Si tratta anche di una decisione che arriva come epilogo di una vicenda umana e professionale estremamente dolorosa. La segnalante, per anni, ha continuato a lavorare sotto la direzione ed alle dipendenze della stessa persona che aveva adottato nei suoi confronti misure discriminatorie e ritorsive. È stata isolata, demansionata e privata del ruolo per cui era stata assunta, soltanto per aver esercitato il proprio senso civico.

Inoltre, il risarcimento del danno riconosciuto dal giudice del lavoro, pur potendo apparire in astratto una cifra rilevante (25.000 euro), non può minimamente compensare i danni morali, psicologici e professionali subiti in anni di isolamento e di pressione. Non restituisce l’ansia, la solitudine e le gravi conseguenze personali patite per aver scelto di effettuare una segnalazione.

Proprio per questo la pronuncia assume un valore dirompente: potrebbe costituire un precedente fondamentale e orientare in senso positivo la giurisprudenza italiana nell’applicazione dei principi sul whistleblowing

Allerta Anticorruzione

Il servizio di supporto ai segnalanti

A rendere possibile il percorso di riconoscimento di tutte le tutele da whistleblower alla vigilessa della Val Seriana, c’è stato anche il supporto costante prestato da noi di Transparency International Italia in qualità di organizzazione della società civile accreditata presso ANAC. Abbiamo potuto accompagnato la segnalante in ogni fase: dalle prime comunicazioni interne alle segnalazioni esterne, fino alle delicate fasi successive.
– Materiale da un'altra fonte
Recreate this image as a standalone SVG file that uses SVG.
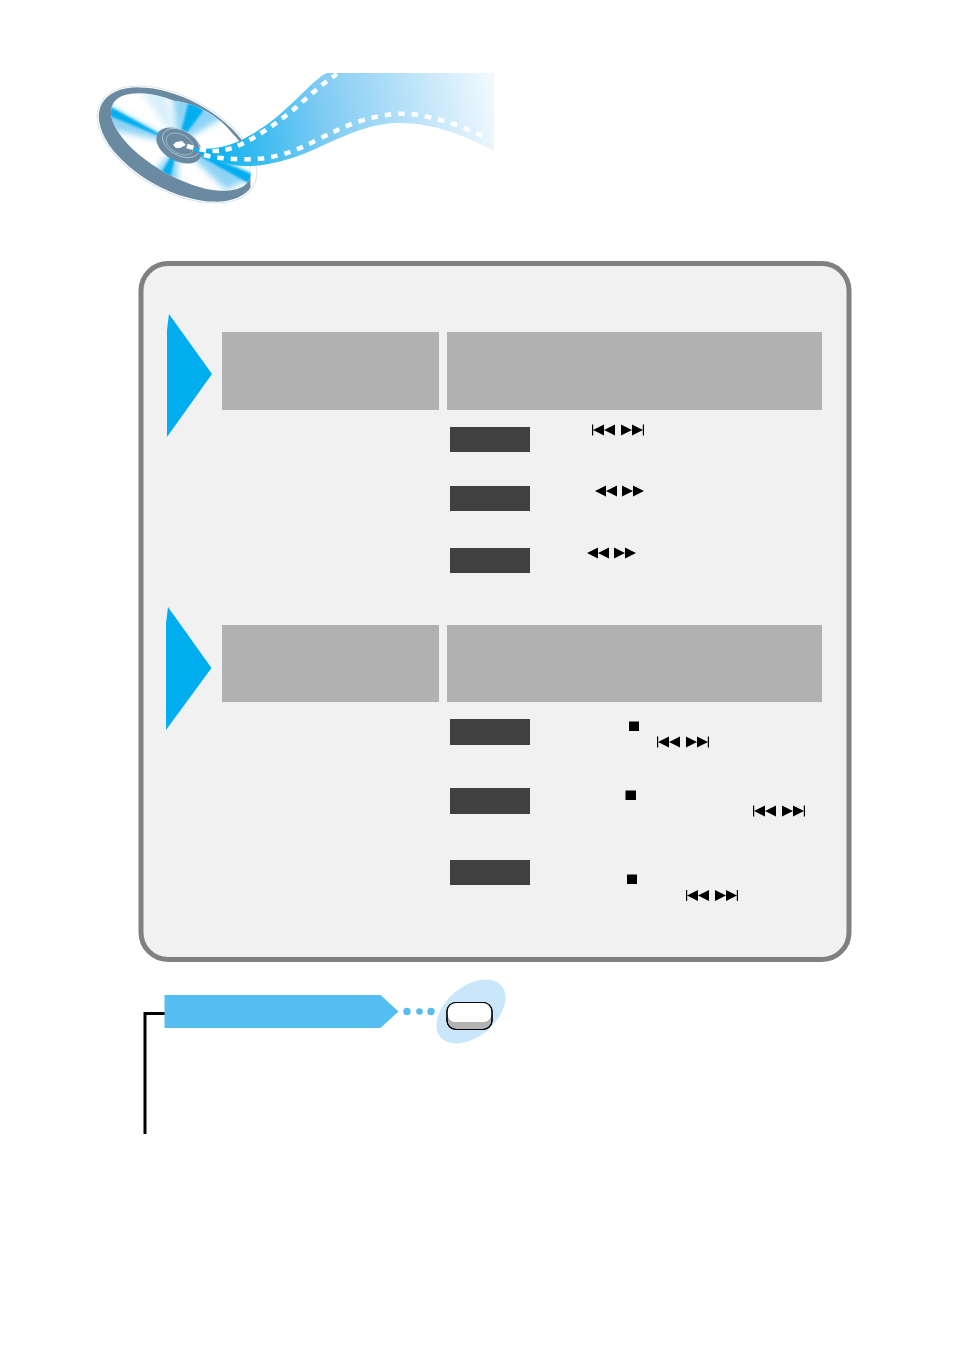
<svg xmlns="http://www.w3.org/2000/svg" xmlns:xlink="http://www.w3.org/1999/xlink" width="954" height="1351" viewBox="0 0 954 1351">
<style>
.hdr{fill:#b1b1b1}
.lbl{fill:#404040}
.tri{fill:#00aeef}
.k{fill:#000}
.dash{fill:none;stroke:#fff;stroke-width:4.500}
</style>
<defs>
<linearGradient id="film" gradientUnits="userSpaceOnUse" x1="215" y1="150" x2="495" y2="95">
<stop offset="0" stop-color="#0fb2ef"/><stop offset="0.4" stop-color="#80cbf3"/><stop offset="1" stop-color="#f2f9fe"/>
</linearGradient>
<filter id="soft" x="-30%" y="-30%" width="160%" height="160%"><feGaussianBlur stdDeviation="3"/></filter>
<filter id="soft2" x="-30%" y="-30%" width="160%" height="160%"><feGaussianBlur stdDeviation="1.200"/></filter>
<clipPath id="face">
<ellipse cx="181" cy="142" rx="78" ry="34.500" transform="rotate(29.500 181 142)"/>
<path d="M174 100.700 C183 102 190 104 197.500 107 C211 113 224 122 232 133 C238 139 243 145 247 152 L250 172 L200 140Z"/>
</clipPath>
<clipPath id="ringcut"><rect x="90" y="70" width="160.500" height="140"/></clipPath>
<g id="prev"><rect x="0" y="-5.500" width="1.200" height="11"/><path d="M1 0 L12-5.500 V5.500Z M12 0 L23-5.500 V5.500Z"/></g>
<g id="next"><path d="M0-5.500 L11 0 L0 5.500Z M11-5.500 L22 0 L11 5.500Z"/><rect x="21.800" y="-5.500" width="1.200" height="11"/></g>
<g id="rew"><path d="M0 0 L11-5.500 V5.500Z M11 0 L22-5.500 V5.500Z"/></g>
<g id="ff"><path d="M0-5.500 L11 0 L0 5.500Z M11-5.500 L22 0 L11 5.500Z"/></g>
</defs>

<g id="disc">
<ellipse cx="177" cy="144.500" rx="87" ry="47" transform="rotate(28.500 177 144.500)" fill="#fff" stroke="#dde3e8" stroke-width="1"/>
<g clip-path="url(#ringcut)">
<ellipse cx="177" cy="144.500" rx="85.500" ry="45.500" transform="rotate(28.500 177 144.500)" fill="#6a8aa2"/>
</g>
<path d="M174 100.700 C183 102 190 104 197.500 107 C211 113 224 122 232 133 C238 139 243 145 247 152 L250 172 L200 140Z" fill="#fff"/>
<ellipse cx="181" cy="142" rx="78" ry="34.500" transform="rotate(29.500 181 142)" fill="#fff"/>
<g clip-path="url(#face)">
<g fill="#8fd3f5" filter="url(#soft)">
<path d="M178 144 L100 100 L102 128Z"/>
<path d="M178 144 L172 90 L226 116Z"/>
<path d="M178 144 L148 178 L178 192Z"/>
<path d="M178 144 L226 160 L255 176 L226 190Z"/>
<path d="M178 144 L140 90 L165 88Z" opacity="0.35"/>
</g>
<g fill="#00aeef" filter="url(#soft2)">
<path d="M178 144 L105 104 L105 114Z"/>
<path d="M178 144 L189 100 L204 110Z"/>
<path d="M178 144 L156 182 L168 188Z"/>
<path d="M178 144 L252 174 L250 184Z"/>
</g>
</g>
<ellipse cx="179" cy="145.500" rx="24.500" ry="15.500" transform="rotate(29 179 145.500)" fill="#6a8aa2"/>
<ellipse cx="180" cy="144" rx="15" ry="9.500" transform="rotate(29 180 144)" fill="none" stroke="#a9bcc9" stroke-width="0.800"/>
<ellipse cx="181" cy="143" rx="20" ry="12.500" transform="rotate(29 181 143)" fill="none" stroke="#c7d3dc" stroke-width="0.700"/>
<path d="M173 145 L176 142 L182 141 L186 145 L180 148 L176 148Z" fill="#fff"/>
</g>

<g id="film-strip">
<path d="M187 146 C205 152 228 148 247 137 C272 124 290 105 313 83 C318 79 322 75 327 73 H494 V151 C465 135 430 122 397 123 C370 124 350 133 313 150 C290 160 268 166 247 166 C225 166 205 158 187 146Z" fill="url(#film)"/>
<path class="dash" stroke-dasharray="6.500 6.500" d="M187 146 C205 152 222 153 237 146 C258 137 274 125 293 110 C305 100 318 87 337 74"/>
<path class="dash" stroke-dasharray="6.500 7" d="M204 155 C216 158 228 159 240 159 C256 160 268 158 280 155 C295 151 305 146 317 140 C331 133 343 127 357 122 C370 118 382 115 393 114 C410 113 420 115 433 118 C450 122 470 130 487 138"/>
</g>

<g id="panel">
<rect x="141" y="263.500" width="708" height="696" rx="27" fill="#f1f1f1" stroke="#808080" stroke-width="5"/>
</g>

<g id="section-1">
<path class="tri" d="M169 314 L212 374 L167 437 L167 330Z"/>
<rect class="hdr" x="222" y="332" width="217" height="78"/>
<rect class="hdr" x="447" y="332" width="375" height="78"/>
</g>
<g id="row-1-1"><rect class="lbl" x="450" y="427" width="80" height="25"/><use xlink:href="#prev" x="592" y="430"/><use xlink:href="#next" x="621" y="430"/></g>
<g id="row-1-2"><rect class="lbl" x="450" y="486" width="80" height="25"/><use xlink:href="#rew" x="595" y="491"/><use xlink:href="#ff" x="622" y="491"/></g>
<g id="row-1-3"><rect class="lbl" x="450" y="548" width="80" height="25"/><use xlink:href="#rew" x="587" y="553"/><use xlink:href="#ff" x="614" y="553"/></g>

<g id="section-2">
<path class="tri" d="M168 607 L211.500 668 L166 730 L166 623Z"/>
<rect class="hdr" x="222" y="625" width="217" height="77"/>
<rect class="hdr" x="447" y="625" width="375" height="77"/>
</g>
<g id="row-2-1"><rect class="lbl" x="450" y="719" width="80" height="26"/><rect class="k" x="629" y="721.500" width="10" height="9.500"/><use xlink:href="#prev" x="657" y="742"/><use xlink:href="#next" x="686" y="742"/></g>
<g id="row-2-2"><rect class="lbl" x="450" y="788" width="80" height="26"/><rect class="k" x="625.500" y="790.500" width="10.500" height="9.500"/><use xlink:href="#prev" x="753" y="811"/><use xlink:href="#next" x="782" y="811"/></g>
<g id="row-2-3"><rect class="lbl" x="450" y="860" width="80" height="25"/><rect class="k" x="627" y="874.500" width="10" height="9.500"/><use xlink:href="#prev" x="686" y="895.500"/><use xlink:href="#next" x="715" y="895.500"/></g>

<g id="connectors">
<path d="M145 1134 V1013.500 H166" fill="none" stroke="#000" stroke-width="3"/>
<g fill="#55bdf0"><circle cx="407" cy="1011.500" r="3.700"/><circle cx="419.500" cy="1011.500" r="3.300"/><circle cx="431" cy="1011.500" r="3.700"/></g>
</g>

<g id="banner">
<path d="M164.500 995 H380.500 L398.500 1011.500 L380.500 1028 H164.500Z" fill="#55bdf0"/>
</g>

<g id="button">
<ellipse cx="471" cy="1011.500" rx="40" ry="25" transform="rotate(-40 471 1011.500)" fill="#cae6fb"/>
<rect x="447" y="1002.500" width="45" height="27" rx="9" fill="#b3b3b3" stroke="#000" stroke-width="1.200"/>
<path d="M447.500 1012 C447.500 1006 450 1003 456 1003 H483 C489 1003 491.500 1006 491.500 1012 C491.500 1019 488 1022 483 1022 H456 C451 1022 447.500 1019 447.500 1012Z" fill="#fff"/>
<rect x="447" y="1002.500" width="45" height="27" rx="9" fill="none" stroke="#000" stroke-width="1.200"/>
</g>
</svg>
Dal 2024 siamo iscritti nell'elenco degli enti del Terzo settore dell’A.N.AC. tra le organizzazioni che offrono gratuitamente misure di supporto e attività di assistenza ai segnalanti. Questa tipologia di sostegno continuativo, in ogni fasi di tutela del futuro whistleblower, dimostra quanto sia fondamentale un’azione di accompagnamento che non si esaurisce al momento della segnalazione, ma prosegue nel tempo per proteggere davvero chi sceglie la trasparenza.